Your task is to repeat the lines below exactly, excluding any pictures they contain.

━━━━━━━━━━━━━━━━━━━━━━━━━━━━━━

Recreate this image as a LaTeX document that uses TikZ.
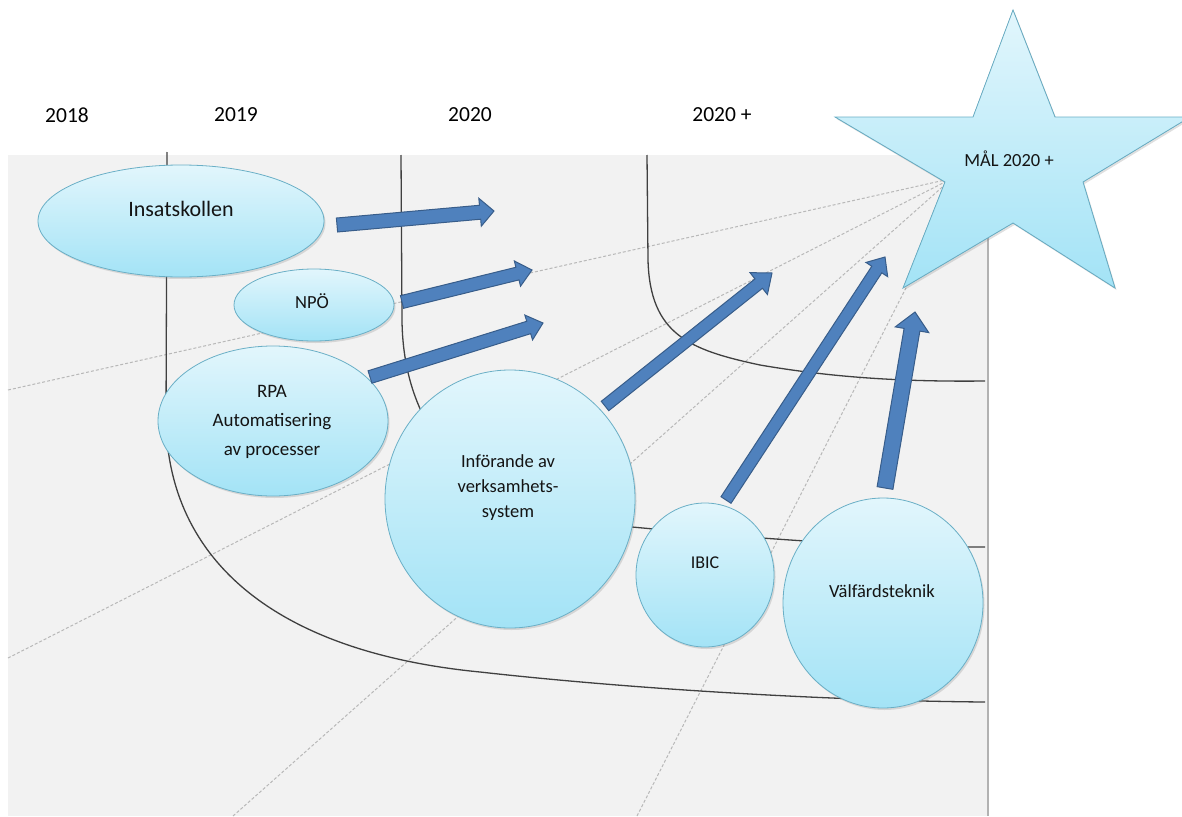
\documentclass[tikz,border=0pt]{standalone}
\usepackage{fontspec}
\setmainfont{Carlito}
\usetikzlibrary{calc,shapes.geometric,shadows}
\definecolor{bgray}{HTML}{F2F2F2}
\definecolor{bubtop}{HTML}{E2F6FC}
\definecolor{bubbot}{HTML}{A3E3F6}
\definecolor{bubline}{HTML}{6AAFC6}
\definecolor{arrfill}{HTML}{4F81BD}
\definecolor{arrline}{HTML}{385D8A}
\definecolor{curvec}{HTML}{404040}
\definecolor{dashc}{HTML}{B8B8B8}
\definecolor{txtc}{HTML}{141414}
\newcommand\fatarrow[5]{%
  \coordinate (fH) at ($(#2)!#5!(#1)$);
  \filldraw[fatarr] ($(#1)!#3!90:(#2)$) -- ($(fH)!#3!90:(#2)$) -- ($(fH)!#4!90:(#2)$) -- (#2)
    -- ($(fH)!#4!-90:(#2)$) -- ($(fH)!#3!-90:(#2)$) -- ($(#1)!#3!-90:(#2)$) -- cycle;}
\begin{document}
\begin{tikzpicture}[x=1pt,y=-1pt,
  bub/.style={ellipse, draw=bubline, line width=0.8pt, top color=bubtop, bottom color=bubbot,
    inner sep=0pt, drop shadow={shadow xshift=1.5pt, shadow yshift=-2pt, opacity=0.25}},
  txt/.style={text=txtc, inner sep=0pt, font=\fontsize{18.5}{22}\selectfont},
  yr/.style={text=black, inner sep=0pt, font=\fontsize{21.5}{26}\selectfont},
  fatarr/.style={fill=arrfill, draw=arrline, line width=1pt, line join=miter},
  curve/.style={draw=curvec, line width=1.3pt},
  dashl/.style={draw=dashc, line width=1pt, dash pattern=on 3pt off 2pt},
  starsty/.style={draw=bubline, line width=0.8pt, top color=bubtop, bottom color=bubbot,
    drop shadow={shadow xshift=1.5pt, shadow yshift=-2pt, opacity=0.25}}
]
\useasboundingbox (0,0) rectangle (1182,816);
\clip (0,0) rectangle (1182,816);
% background panel
\fill[bgray] (8,155) rectangle (987,816);
\draw[gray!60, line width=2pt] (988,155) -- (988,816);
% dashed guide lines
\draw[dashl] (8,390) -- (945,180);
\draw[dashl] (8,658) -- (945,182);
\draw[dashl] (233,816) -- (948,182);
\draw[dashl] (637,816) -- (965,172);
% curves
\draw[curve] (167,152) -- (166,420) .. controls (168,560) and (275,652) .. (480,672)
  .. controls (650,691) and (850,701) .. (985,702);
\draw[curve] (401,155) -- (402,320) .. controls (403,430) and (470,520) .. (632,527)
  .. controls (750,538) and (880,548) .. (985,547);
\draw[curve] (647,155) -- (648,260) .. controls (650,335) and (690,350) .. (760,365)
  .. controls (830,377) and (900,382) .. (985,381);
% year labels
\node[yr] (y18) at (67,115) {2018};
\node[yr] (y19) at (236,115) {2019};
\node[yr] (y20) at (470,115) {2020};
\node[yr] (y20p) at (722,115) {2020 +};
% bubbles
\node[bub, minimum width=286pt, minimum height=112pt] (ins) at (181,221) {};
\node[bub, minimum width=160pt, minimum height=72pt] (npo) at (314,305) {};
\node[bub, minimum width=230pt, minimum height=150pt] (rpa) at (273,421) {};
\node[bub, minimum width=250pt, minimum height=258pt] (inf) at (510,499) {};
\node[bub, minimum width=138pt, minimum height=144pt] (ibic) at (705,575) {};
\node[bub, minimum width=200pt, minimum height=210pt] (valf) at (883,603) {};
% bubble texts
\node[txt, font=\fontsize{22}{26}\selectfont] (tins) at (181,209) {Insatskollen};
\node[txt] (tnpo) at (312,301) {NPÖ};
\node[txt, align=center, font=\fontsize{19}{29}\selectfont] (trpa) at (272,422) {RPA\\Automatisering\\av processer};
\node[txt, align=center, font=\fontsize{18.5}{25}\selectfont] (tinf) at (508,488) {Införande av\\verksamhets-\\system};
\node[txt, font=\fontsize{18}{22}\selectfont] (tibic) at (705,563) {IBIC};
\node[txt] (tvalf) at (882,591) {Välfärdsteknik};
% arrows
\coordinate (a1s) at (337,225); \coordinate (a1e) at (494,211);
\coordinate (a2s) at (402,302); \coordinate (a2e) at (532,270);
\coordinate (a3s) at (370,377); \coordinate (a3e) at (543,323);
\coordinate (a4s) at (605,406); \coordinate (a4e) at (772,273);
\coordinate (a5s) at (726,500); \coordinate (a5e) at (885,257);
\coordinate (a6s) at (885,488); \coordinate (a6e) at (915,312);
\fatarrow{a1s}{a1e}{7pt}{14pt}{14pt}
\fatarrow{a2s}{a2e}{6.5pt}{13pt}{15pt}
\fatarrow{a3s}{a3e}{6.5pt}{13pt}{15pt}
\fatarrow{a4s}{a4e}{6pt}{14pt}{17pt}
\fatarrow{a5s}{a5e}{6pt}{13pt}{15pt}
\fatarrow{a6s}{a6e}{8pt}{17pt}{18pt}
% star
\filldraw[starsty] (1013,10) -- (1055,117) -- (1190,117) -- (1083,182) -- (1115,288)
  -- (1013,223) -- (903,288) -- (945,182) -- (835,117) -- (973,117) -- cycle;
\node[txt, font=\fontsize{18.5}{22}\selectfont] (tmal) at (1009,159) {MÅL 2020 +};
\end{tikzpicture}
\end{document}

━━━━━━━━━━━━━━━━━━━━━━━━━━━━━━

## ANSWER IN FULL
Recreate this image as a LaTeX document that uses TikZ.
\documentclass[tikz,border=0pt]{standalone}
\usepackage{fontspec}
\setmainfont{Carlito}
\usetikzlibrary{calc,shapes.geometric,shadows}
\definecolor{bgray}{HTML}{F2F2F2}
\definecolor{bubtop}{HTML}{E2F6FC}
\definecolor{bubbot}{HTML}{A3E3F6}
\definecolor{bubline}{HTML}{6AAFC6}
\definecolor{arrfill}{HTML}{4F81BD}
\definecolor{arrline}{HTML}{385D8A}
\definecolor{curvec}{HTML}{404040}
\definecolor{dashc}{HTML}{B8B8B8}
\definecolor{txtc}{HTML}{141414}
\newcommand\fatarrow[5]{%
  \coordinate (fH) at ($(#2)!#5!(#1)$);
  \filldraw[fatarr] ($(#1)!#3!90:(#2)$) -- ($(fH)!#3!90:(#2)$) -- ($(fH)!#4!90:(#2)$) -- (#2)
    -- ($(fH)!#4!-90:(#2)$) -- ($(fH)!#3!-90:(#2)$) -- ($(#1)!#3!-90:(#2)$) -- cycle;}
\begin{document}
\begin{tikzpicture}[x=1pt,y=-1pt,
  bub/.style={ellipse, draw=bubline, line width=0.8pt, top color=bubtop, bottom color=bubbot,
    inner sep=0pt, drop shadow={shadow xshift=1.5pt, shadow yshift=-2pt, opacity=0.25}},
  txt/.style={text=txtc, inner sep=0pt, font=\fontsize{18.5}{22}\selectfont},
  yr/.style={text=black, inner sep=0pt, font=\fontsize{21.5}{26}\selectfont},
  fatarr/.style={fill=arrfill, draw=arrline, line width=1pt, line join=miter},
  curve/.style={draw=curvec, line width=1.3pt},
  dashl/.style={draw=dashc, line width=1pt, dash pattern=on 3pt off 2pt},
  starsty/.style={draw=bubline, line width=0.8pt, top color=bubtop, bottom color=bubbot,
    drop shadow={shadow xshift=1.5pt, shadow yshift=-2pt, opacity=0.25}}
]
\useasboundingbox (0,0) rectangle (1182,816);
\clip (0,0) rectangle (1182,816);
% background panel
\fill[bgray] (8,155) rectangle (987,816);
\draw[gray!60, line width=2pt] (988,155) -- (988,816);
% dashed guide lines
\draw[dashl] (8,390) -- (945,180);
\draw[dashl] (8,658) -- (945,182);
\draw[dashl] (233,816) -- (948,182);
\draw[dashl] (637,816) -- (965,172);
% curves
\draw[curve] (167,152) -- (166,420) .. controls (168,560) and (275,652) .. (480,672)
  .. controls (650,691) and (850,701) .. (985,702);
\draw[curve] (401,155) -- (402,320) .. controls (403,430) and (470,520) .. (632,527)
  .. controls (750,538) and (880,548) .. (985,547);
\draw[curve] (647,155) -- (648,260) .. controls (650,335) and (690,350) .. (760,365)
  .. controls (830,377) and (900,382) .. (985,381);
% year labels
\node[yr] (y18) at (67,115) {2018};
\node[yr] (y19) at (236,115) {2019};
\node[yr] (y20) at (470,115) {2020};
\node[yr] (y20p) at (722,115) {2020 +};
% bubbles
\node[bub, minimum width=286pt, minimum height=112pt] (ins) at (181,221) {};
\node[bub, minimum width=160pt, minimum height=72pt] (npo) at (314,305) {};
\node[bub, minimum width=230pt, minimum height=150pt] (rpa) at (273,421) {};
\node[bub, minimum width=250pt, minimum height=258pt] (inf) at (510,499) {};
\node[bub, minimum width=138pt, minimum height=144pt] (ibic) at (705,575) {};
\node[bub, minimum width=200pt, minimum height=210pt] (valf) at (883,603) {};
% bubble texts
\node[txt, font=\fontsize{22}{26}\selectfont] (tins) at (181,209) {Insatskollen};
\node[txt] (tnpo) at (312,301) {NPÖ};
\node[txt, align=center, font=\fontsize{19}{29}\selectfont] (trpa) at (272,422) {RPA\\Automatisering\\av processer};
\node[txt, align=center, font=\fontsize{18.5}{25}\selectfont] (tinf) at (508,488) {Införande av\\verksamhets-\\system};
\node[txt, font=\fontsize{18}{22}\selectfont] (tibic) at (705,563) {IBIC};
\node[txt] (tvalf) at (882,591) {Välfärdsteknik};
% arrows
\coordinate (a1s) at (337,225); \coordinate (a1e) at (494,211);
\coordinate (a2s) at (402,302); \coordinate (a2e) at (532,270);
\coordinate (a3s) at (370,377); \coordinate (a3e) at (543,323);
\coordinate (a4s) at (605,406); \coordinate (a4e) at (772,273);
\coordinate (a5s) at (726,500); \coordinate (a5e) at (885,257);
\coordinate (a6s) at (885,488); \coordinate (a6e) at (915,312);
\fatarrow{a1s}{a1e}{7pt}{14pt}{14pt}
\fatarrow{a2s}{a2e}{6.5pt}{13pt}{15pt}
\fatarrow{a3s}{a3e}{6.5pt}{13pt}{15pt}
\fatarrow{a4s}{a4e}{6pt}{14pt}{17pt}
\fatarrow{a5s}{a5e}{6pt}{13pt}{15pt}
\fatarrow{a6s}{a6e}{8pt}{17pt}{18pt}
% star
\filldraw[starsty] (1013,10) -- (1055,117) -- (1190,117) -- (1083,182) -- (1115,288)
  -- (1013,223) -- (903,288) -- (945,182) -- (835,117) -- (973,117) -- cycle;
\node[txt, font=\fontsize{18.5}{22}\selectfont] (tmal) at (1009,159) {MÅL 2020 +};
\end{tikzpicture}
\end{document}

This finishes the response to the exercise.